Learning to Beat ByteRL: Exploitability of Collectible Card Game Agents
Radovan Haluska, Martin Schmid
TL;DR
The paper analyzes the exploitability of ByteRL in Legends of Code and Magic by building a powerful attacker through behaviour cloning and subsequent reinforcement learning fine-tuning. It demonstrates that ByteRL, while strong, is vulnerable in the LOCM battle phase, and that an end-to-end trained clone can approach or match ByteRL's strength with sufficient data. Behavior cloning alone yields near-parity with ByteRL, and PPO-based fine-tuning on fixed deck pools enables beating ByteRL across hundreds of decks, with pretraining substantially accelerating learning. The results highlight practical vulnerabilities in state-of-the-art CCG agents and point to future work on draft-stage independence, curriculum learning, and larger-scale architectures for robust generalization.
Abstract
While Poker, as a family of games, has been studied extensively in the last decades, collectible card games have seen relatively little attention.
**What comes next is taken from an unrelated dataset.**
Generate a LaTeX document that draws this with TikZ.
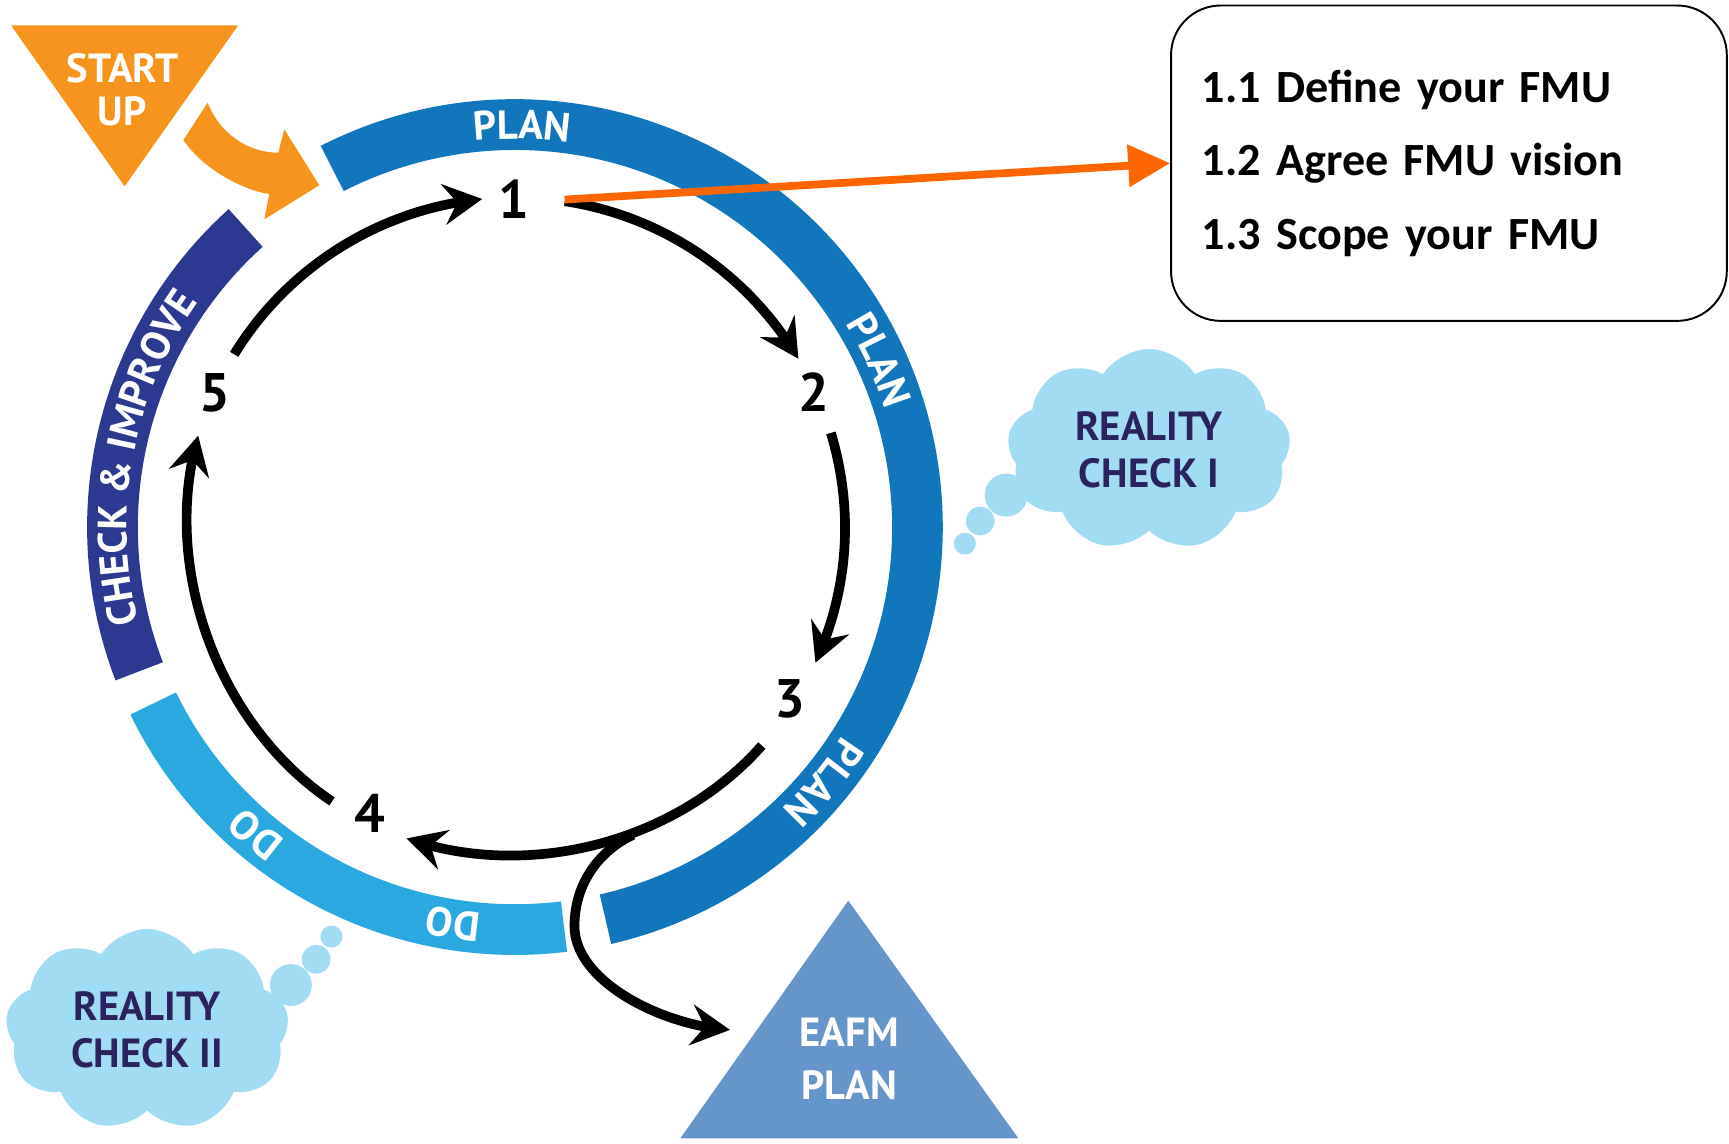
\documentclass[tikz,border=0pt]{standalone}
\usepackage{fontspec}
\setmainfont{Carlito}
\newfontfamily\ptsans{PT Sans}
\usetikzlibrary{arrows.meta,bending,decorations.text,shapes.symbols}

\definecolor{planblue}{HTML}{1276BC}
\definecolor{checknavy}{HTML}{2B3990}
\definecolor{doblue}{HTML}{29A9E0}
\definecolor{startorange}{HTML}{F7941D}
\definecolor{eafmblue}{HTML}{6496CB}
\definecolor{cloudblue}{HTML}{A0DDF5}
\definecolor{cloudtext}{HTML}{2B2360}
\definecolor{lineorange}{HTML}{FF6600}

\newcommand\lblfont{\ptsans\bfseries\fontsize{10.5}{12}\selectfont}
\newcommand\numfont{\ptsans\bfseries\fontsize{14}{14}\selectfont}
\newcommand\boxfont{\bfseries\fontsize{11.9}{18.9}\selectfont}

\tikzset{
  cyc/.style={line width=2.5pt, -{Stealth[length=10pt,width=10.5pt,inset=3.5pt]}},
  pointer/.style={line width=2pt, lineorange, -{Triangle[length=10.8pt,width=10.5pt]}},
  num/.style={font=\numfont, inner sep=1pt},
  lbl/.style={font=\lblfont, text=white, align=center},
  thought/.style={cloud, cloud puffs=9, cloud puff arc=115, cloud ignores aspect,
    fill=cloudblue, text=cloudtext, font=\lblfont, align=center,
    minimum width=25.7mm, minimum height=18.3mm, inner sep=0pt},
  stepsbox/.style={draw, line width=0.5pt, rounded corners=4.5mm,
    minimum width=50.4mm, minimum height=28.6mm, text width=44.8mm,
    inner sep=0pt, align=left, font=\boxfont},
}

\begin{document}
\begin{tikzpicture}[x=0.1mm, y=0.1mm]
\useasboundingbox (0,0) rectangle (1568,1037);

% ring of phases
\coordinate (ctr) at (467,559);
\begin{scope}[shift={(ctr)}]
\foreach \a/\b/\col in {117/-77/planblue, 132/201/checknavy, 206/277/doblue}{
\fill[\col] (\a:388) arc[start angle=\a, end angle=\b, radius=388]
  -- (\b:342) arc[start angle=\b, end angle=\a, radius=342] -- cycle;
}
\foreach \a/\txt in {89/PLAN, 24.6/PLAN, -39.6/PLAN, -98.9/DO, -130.2/DO}{
\pgfmathsetmacro\sa{\a+20}
\pgfmathsetmacro\ea{\a-20}
\path[decorate, decoration={text along path, text/.expanded={|\noexpand\lblfont|\txt},
  text align=center, text color=white}] (\sa:352) arc[start angle=\sa, end angle=\ea, radius=352];
}
\path[decorate, decoration={text along path, text={|\lblfont|CHECK {\&} IMPROVE},
  text align=center, text color=white}] (209.4:352) arc[start angle=209.4, end angle=129.4, radius=352];

% steps 1 to 5
\foreach \s/\e [count=\i] in {81.3/30.7, 16.6/-24.3, -41.5/-109.2, 236.3/163.9, 148.4/95.7}{
\pgfmathsetmacro\bnd{(\s-\e)/2}
\coordinate (s\i) at (\s:299);
\coordinate (e\i) at (\e:299);
\draw[cyc] (s\i) to[bend left=\bnd, looseness=0.9] (e\i);
}
\coordinate (fork) at (-69:299);
\end{scope}

\node[num] (n1) at (466,856) {1};
\node[num] (n2) at (738,681) {2};
\node[num] (n3) at (716,403) {3};
\node[num] (n4) at (335,299) {4};
\node[num] (n5) at (195,681) {5};

% start up
\fill[startorange] (10,1014) -- (216,1014) -- (113,868) -- cycle;
\node[lbl] (start) at (111,955.5) {START\\[-0.9pt]UP};
\fill[startorange] (166.3,910) -- (188.3,943.9) .. controls (200,914) and (227,898.5) .. (252.4,898.5)
  -- (257.8,919.7) -- (289.6,869) -- (239.7,838.1) -- (244.2,861)
  .. controls (214,866) and (181,888) .. (166.3,910) -- cycle;

% eafm plan
\fill[eafmblue] (617,4.7) -- (923.5,4.7) -- (769.3,220.2) -- cycle;
\node[lbl] (eafm) at (770,76.5) {EAFM\\[1.7pt]PLAN};
\coordinate (eafmin) at (662,103);
\draw[cyc] (fork) .. controls (548,268) and (521,240) .. (521,197)
  .. controls (521,147) and (600,107) .. (eafmin);

% step 1 details
\coordinate (o1) at (512,856);
\node[stepsbox] (steps) at (1314,889) {1.1 Define your FMU\\1.2 Agree FMU vision\\1.3 Scope your FMU};
\draw[pointer] (o1) -- (steps.west);

% reality checks
\node[thought] (rc1) at (1042,629) {REALITY\\CHECK I};
\node[thought] (rc2) at (133.5,103) {REALITY\\CHECK II};
\foreach \x/\y/\r in {912.5/588/19.5, 889/564.5/13, 875/544/10, 263.8/143.7/19, 286.7/167/13, 300.6/187.6/10}
\fill[cloudblue] (\x,\y) circle[radius=\r];
\end{tikzpicture}
\end{document}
Only recently have we seen an agent that can compete with professional human players in Hearthstone, one of the most popular collectible card games. Although artificial agents must be able to work with imperfect information in both of these genres, collectible card games pose another set of distinct challenges. Unlike in many poker variants, agents must deal with state space so vast that even enumerating all states consistent with the agent's beliefs is intractable, rendering the current search methods unusable and requiring the agents to opt for other techniques. In this paper, we investigate the strength of such techniques for this class of games. Namely, we present preliminary analysis results of ByteRL, the state-of-the-art agent in Legends of Code and Magic and Hearthstone. Although ByteRL beat a top-10 Hearthstone player from China, we show that its play in Legends of Code and Magic is highly exploitable.